I brewed more alcohol and paid back the loan I got from my VSLA group. I then borrowed more 500,000ugshs from them (VSLA group) I used part of it to collect more bricks and part of it for buying sand. I have a gentleman who is my neighbour, some years back he had requested me for a small piece of land to construct his toilet and I gave it to him without any pay, he again requested for more land to build another toilet, but this time around, he decided to give me 1,000,000ugsh as an appreciation for being kind to him. With that money, I was able to buy two trucks of sand and 13 bags of cement, then I got some boys who were builders to construct the house, I paid them 400,000ugshs. I did not have iron sheets to use, I decided to use the old ones. As the construction was going on, we ran short of building materials, I again had to go back to Naguru to extract more bricks so that I could sell them. I managed to get 600,000ugshs to buy the remaining materials. The iron sheets leak at times but my elder son tried to glue it, it has not helped much but I know that in the future again, I will be able to buy new iron sheets. So that’s how I was able to construct my house, I put in my all and I was disciplined with the money because I had learnt the value of money.

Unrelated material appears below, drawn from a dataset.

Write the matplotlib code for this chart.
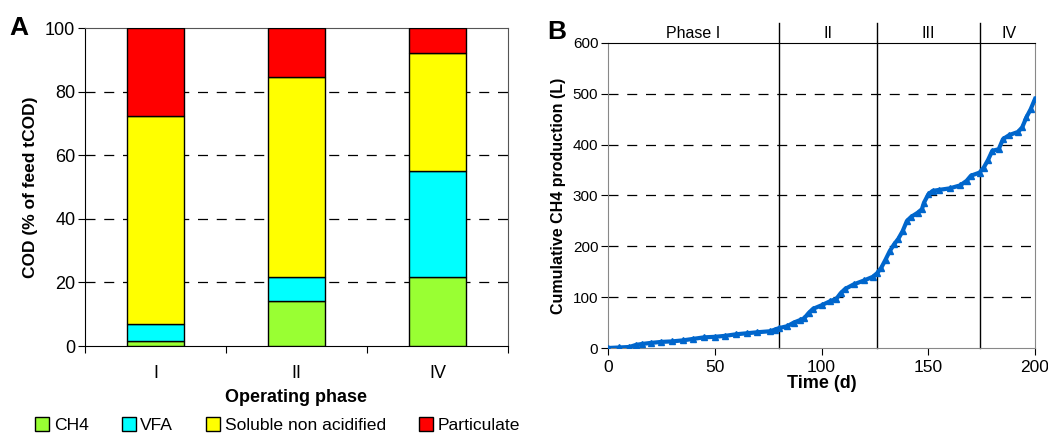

Before my children were being paid for by Meeting Point International, we all used to go with them for stone quarrying, no one was going to school until one day my elder son Robert went to play football and he met Rose, who asked him why he was not at school, he told her that “my mother doesn’t have money to take us to school”, she asked for my name and after Rose took his photo. After a while Rose came to the place where we were doing stone quarrying from and she came with the photo of Robert asking for the mother, I was not around but my friends later informed me that the director of Meeting Point International was looking for me, I had to go and meet her and she told me that Robert would begin school, she also asked for my other children that were not going to school and she enrolled them too. After a while, all my children were going to school. Besides all this, am so happy that because of Meeting Point International, my children are studying, if Rose had not supported them I would count myself useless because I would not have been able to educate them at school. Am confident that my children are having a good foundation because they are studying from Luigi Giussani schools, although in the future they go to study somewhere else, their foundation has been laid firm. Am also happy that through the VSLA initiative at Meeting Point International, It helped me to construct my own house when all hope was lost.  It’s a two roomed house, I rent out one room and the other I live in it with my children. I put in my all and I was disciplined with the money because I had learnt the value of money.